## Start Available data

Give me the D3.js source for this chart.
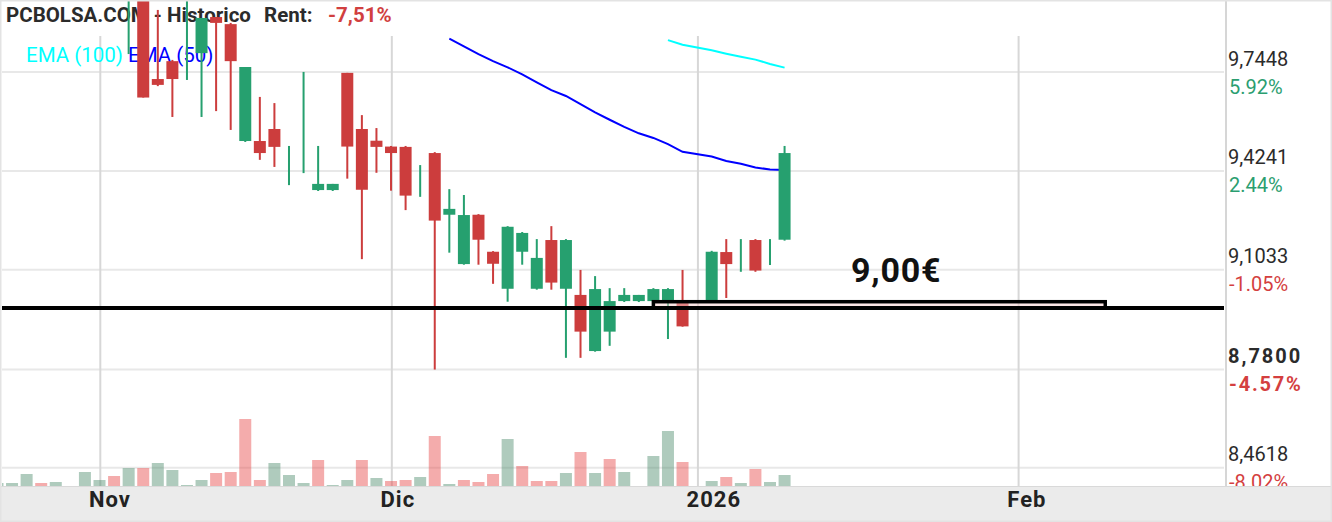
<!DOCTYPE html>
<html>
<head>
<meta charset="utf-8">
<script src="https://cdn.jsdelivr.net/npm/d3@7"></script>
<style>
  html, body { margin: 0; padding: 0; background: #fff; }
  svg { display: block; font-family: Roboto, "Noto Sans", sans-serif; }
</style>
</head>
<body>
<svg id="chart" width="1332" height="522"></svg>
<script>
// ---- Daily sessions (BME), OHLC and volume (thousands of shares) ----
const sessions = [
  "2025-10-23","2025-10-24","2025-10-27","2025-10-28","2025-10-29","2025-10-31",
  "2025-11-03","2025-11-04","2025-11-05","2025-11-06","2025-11-07","2025-11-10",
  "2025-11-11","2025-11-12","2025-11-13","2025-11-14","2025-11-17","2025-11-18",
  "2025-11-19","2025-11-20","2025-11-21","2025-11-24","2025-11-25","2025-11-26",
  "2025-11-27","2025-11-28","2025-12-01","2025-12-02","2025-12-03","2025-12-04",
  "2025-12-05","2025-12-08","2025-12-09","2025-12-10","2025-12-11","2025-12-12",
  "2025-12-15","2025-12-16","2025-12-17","2025-12-18","2025-12-19","2025-12-22",
  "2025-12-23","2025-12-24","2025-12-29","2025-12-30","2025-12-31","2026-01-02",
  "2026-01-05","2026-01-06","2026-01-07","2026-01-08","2026-01-09"
];
const open = [
  10.30, 10.35, 10.38, 10.46, 10.40, 10.42,
  10.48, 10.50, 10.10, 10.05, 9.722, 9.780,
  9.800, 9.806, 9.923, 9.900, 9.521, 9.521,
  9.560, 9.505, 9.589, 9.362, 9.362, 9.742,
  9.560, 9.522, 9.503, 9.502, 9.395, 9.482,
  9.282, 9.122, 9.282, 9.162, 9.042, 9.162,
  9.042, 9.200, 9.042, 9.022, 8.840, 8.903,
  9.002, 9.002, 9.002, 9.002, 9.002, 9.003,
  9.161, 9.168, 9.200, 9.168, 9.201
];
const high = [
  10.38, 10.42, 10.50, 10.48, 10.45, 10.52,
  10.55, 10.52, 10.30, 10.12, 9.946, 9.784,
  10.03, 9.920, 9.923, 9.904, 9.761, 9.664,
  9.644, 9.505, 9.745, 9.505, 9.382, 9.742,
  9.605, 9.563, 9.505, 9.505, 9.443, 9.485,
  9.365, 9.346, 9.284, 9.164, 9.245, 9.226,
  9.203, 9.245, 9.203, 9.103, 9.083, 9.044,
  9.044, 9.022, 9.044, 9.044, 9.103, 9.165,
  9.203, 9.203, 9.203, 9.203, 9.505
];
const low = [
  10.26, 10.31, 10.36, 10.38, 10.37, 10.40,
  10.44, 10.20, 9.803, 9.662, 9.699, 9.599,
  9.719, 9.599, 9.618, 9.557, 9.518, 9.460,
  9.437, 9.378, 9.417, 9.359, 9.359, 9.399,
  9.138, 9.418, 9.360, 9.297, 9.340, 8.780,
  9.159, 9.120, 9.120, 9.058, 9.000, 9.120,
  9.039, 9.039, 8.818, 8.818, 8.838, 8.857,
  8.999, 8.999, 9.002, 8.879, 8.919, 9.003,
  9.012, 9.097, 9.097, 9.119, 9.198
];
const close = [
  10.35, 10.38, 10.46, 10.40, 10.42, 10.48,
  10.50, 10.24, 10.26, 9.662, 9.703, 9.722,
  9.800, 9.920, 9.904, 9.780, 9.761, 9.482,
  9.502, 9.505, 9.589, 9.382, 9.382, 9.503,
  9.363, 9.502, 9.482, 9.344, 9.395, 9.263,
  9.301, 9.281, 9.201, 9.123, 9.243, 9.223,
  9.142, 9.062, 9.200, 8.903, 9.041, 9.002,
  9.022, 9.022, 9.041, 9.041, 8.920, 9.162,
  9.122, 9.168, 9.101, 9.168, 9.482
];
const volume = [
  3, 3, 12, 3, 4, 14,
  6, 10, 18, 18, 23, 16,
  1, 6, 13, 14, 67, 6,
  23, 11, 3, 26, 1, 6,
  26, 8, 5, 6, 9, 50,
  2, 6, 4, 12, 47, 20,
  5, 5, 13, 34, 13, 27,
  14, 0, 30, 55, 24, 5,
  9, 3, 17, 4, 11
];

// Moving averages
const ema50Start = "2025-12-05";
const ema50 = [
  9.853, 9.828, 9.803, 9.780, 9.760, 9.737,
  9.711, 9.686, 9.667, 9.641, 9.614, 9.590,
  9.567, 9.546, 9.531, 9.511, 9.486, 9.471,
  9.456, 9.447, 9.435, 9.429, 9.427
];
const ema100Start = "2025-12-30";
const ema100 = [9.848, 9.833, 9.815, 9.804, 9.794, 9.785, 9.771, 9.759];

// Price axis ticks and their % change labels
const priceTicks = [9.7448, 9.4241, 9.1033, 8.7800, 8.4618];
const priceTickLabels = ["9,7448", "9,4241", "9,1033", "8,7800", "8,4618"];
const pctTickLabels = ["5.92%", "2.44%", "-1.05%", "-4.57%", "-8.02%"];
const pctTickUp = [true, true, false, false, false];
const highlightTick = "8,7800";

// Time axis
const monthTicks = ["2025-11-03", "2025-12-01", "2026-01-01", "2026-02-02"];
const monthLabels = ["Nov", "Dic", "2026", "Feb"];
const marketClosed = ["2025-12-25", "2025-12-26"];

// Annotations
const supportLevel = 8.98;
const zoneTop = 9.00;
const zoneFrom = "2025-12-29";
const zoneTo = "2026-02-10";
const zoneLabel = "9,00€";
const titleText = "PCBOLSA.COM - Historico";
const rentLabel = "Rent:";
const rentValue = "-7,51%";
const legendItems = [
  { name: "EMA (100)", color: "#00ffff" },
  { name: "EMA (50)", color: "#0000ff" }
];

// ---- Layout ----
const W = 1332, H = 522;
const plotLeft = 2, plotRight = 1224, axisX = 1226;
const volBase = 486;
const GREEN = "#26a06f", RED = "#cc3d3d";

// Trading calendar: weekdays except market holidays
const fmt = d3.utcFormat("%Y-%m-%d");
const calendar = d3.utcDays(new Date("2025-10-23T00:00:00Z"), new Date("2026-02-28T00:00:00Z"))
  .filter(d => d.getUTCDay() !== 0 && d.getUTCDay() !== 6)
  .map(fmt)
  .filter(s => !marketClosed.includes(s));

const step = 14.576, x0 = -2.53;
const x = d3.scalePoint()
  .domain(calendar)
  .range([x0, x0 + step * (calendar.length - 1)]);

const y = d3.scaleLinear().domain([8.4618, 9.7448]).range([467.7, 72]);
const yVol = d3.scaleLinear().domain([0, d3.max(volume)]).range([volBase, volBase - 67]);

const bars = sessions.map((date, i) => ({
  date, o: open[i], h: high[i], l: low[i], c: close[i], v: volume[i],
  volUp: i === 0 ? close[i] >= open[i] : close[i] >= close[i - 1]
}));

const svg = d3.select("#chart");

svg.append("defs").append("clipPath").attr("id", "plot")
  .append("rect").attr("x", plotLeft).attr("y", 0)
  .attr("width", plotRight - plotLeft).attr("height", volBase);

svg.append("rect").attr("width", W).attr("height", H).attr("fill", "#fff");

// Gridlines
svg.append("g").selectAll("line").data(priceTicks).join("line")
  .attr("x1", plotLeft).attr("x2", plotRight)
  .attr("y1", d => y(d)).attr("y2", d => y(d))
  .attr("stroke", "#e8e8e8").attr("stroke-width", 2);

svg.append("g").selectAll("line").data(monthTicks).join("line")
  .attr("x1", d => x(d) + 0.8).attr("x2", d => x(d) + 0.8)
  .attr("y1", 36).attr("y2", volBase)
  .attr("stroke", "#d7d7d7").attr("stroke-width", 2);

// Title and legend
const title = svg.append("g").attr("font-size", 20.5).attr("font-weight", 700);
title.append("text").attr("x", 6).attr("y", 22).attr("fill", "#2b2b2b").text(titleText);
title.append("text").attr("x", 264).attr("y", 22).attr("fill", "#2b2b2b").text(rentLabel);
title.append("text").attr("x", 328).attr("y", 22).attr("fill", "#d13f3f").text(rentValue);

const legendX = [26, 128];
svg.append("g").selectAll("text").data(legendItems).join("text")
  .attr("x", (d, i) => legendX[i]).attr("y", 62)
  .attr("font-size", 20.5).attr("fill", d => d.color).text(d => d.name);

// Plot contents
const plot = svg.append("g").attr("clip-path", "url(#plot)");

// Volume
plot.append("g").selectAll("rect").data(bars.filter(b => b.v > 0)).join("rect")
  .attr("x", d => x(d.date) - 6).attr("width", 12)
  .attr("y", d => yVol(d.v)).attr("height", d => volBase - yVol(d.v))
  .attr("fill", d => d.volUp ? "rgba(77,139,108,0.45)" : "rgba(230,70,70,0.45)");

// EMA lines
const i50 = sessions.indexOf(ema50Start), i100 = sessions.indexOf(ema100Start);
const line = d3.line().x(d => x(d[0])).y(d => y(d[1]));
plot.append("path")
  .datum(ema100.map((v, k) => [sessions[i100 + k], v]))
  .attr("d", line).attr("fill", "none").attr("stroke", "#00ffff").attr("stroke-width", 2);
plot.append("path")
  .datum(ema50.map((v, k) => [sessions[i50 + k], v]))
  .attr("d", line).attr("fill", "none").attr("stroke", "#0000ff").attr("stroke-width", 2);

// Candles
const candle = plot.append("g").selectAll("g").data(bars).join("g")
  .attr("fill", d => d.c >= d.o ? GREEN : RED);
candle.append("rect")
  .attr("x", d => x(d.date) - 1).attr("width", 2)
  .attr("y", d => y(d.h)).attr("height", d => y(d.l) - y(d.h));
candle.append("rect")
  .attr("x", d => x(d.date) - 6).attr("width", 12)
  .attr("y", d => y(Math.max(d.o, d.c)))
  .attr("height", d => Math.abs(y(d.o) - y(d.c)));

// Support zone and line
plot.append("rect")
  .attr("x", x(zoneFrom)).attr("width", x(zoneTo) - x(zoneFrom))
  .attr("y", y(zoneTop)).attr("height", y(supportLevel) - y(zoneTop))
  .attr("fill", "rgba(250,205,205,0.5)").attr("stroke", "#000").attr("stroke-width", 3.5);
plot.append("line")
  .attr("x1", plotLeft).attr("x2", plotRight)
  .attr("y1", y(supportLevel)).attr("y2", y(supportLevel))
  .attr("stroke", "#000").attr("stroke-width", 4);

svg.append("text").attr("x", 851).attr("y", 282)
  .attr("font-size", 34).attr("font-weight", 700).attr("fill", "#111")
  .attr("letter-spacing", 0.8)
  .text(zoneLabel);

// Right price axis
svg.append("line").attr("x1", axisX).attr("x2", axisX).attr("y1", 0).attr("y2", volBase)
  .attr("stroke", "#d6d6d6").attr("stroke-width", 2);

const ticks = priceTicks.map((v, i) => ({
  v, label: priceTickLabels[i], pct: pctTickLabels[i], up: pctTickUp[i],
  bold: priceTickLabels[i] === highlightTick
}));
const tg = svg.append("g").attr("font-size", 20);
tg.selectAll("text.val").data(ticks).join("text").attr("class", "val")
  .attr("x", 1228).attr("y", d => y(d.v) - 6.5)
  .attr("fill", "#2b2b2b")
  .attr("font-weight", d => d.bold ? 700 : 400)
  .attr("letter-spacing", d => d.bold ? 2 : 0)
  .text(d => d.label);
tg.selectAll("text.pct").data(ticks).join("text").attr("class", "pct")
  .attr("x", 1229).attr("y", d => y(d.v) + 21.5)
  .attr("fill", d => d.up ? "#2b9e70" : "#d43f3f")
  .attr("font-weight", d => d.bold ? 700 : 400)
  .attr("letter-spacing", d => d.bold ? 1.8 : 0)
  .text(d => d.pct);

// Bottom time axis band
svg.append("rect").attr("x", 0).attr("y", volBase).attr("width", W).attr("height", H - volBase)
  .attr("fill", "#ebebeb");
svg.append("line").attr("x1", 0).attr("x2", W).attr("y1", volBase + 0.5).attr("y2", volBase + 0.5)
  .attr("stroke", "#d9d9d9").attr("stroke-width", 1);
svg.append("g").selectAll("text").data(monthTicks).join("text")
  .attr("x", d => x(d) - 10.5).attr("y", 507)
  .attr("font-size", 22).attr("font-weight", 700).attr("letter-spacing", 1)
  .attr("fill", "#222")
  .text((d, i) => monthLabels[i]);

// Frame
svg.append("rect").attr("x", 0.75).attr("y", 0.75).attr("width", W - 1.5).attr("height", H - 1.5)
  .attr("fill", "none").attr("stroke", "#e3e3e3").attr("stroke-width", 1.5);
</script>
</body>
</html>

## End Available data

Return only the number of lines in the data above that include the word "chart".

Final answer:
3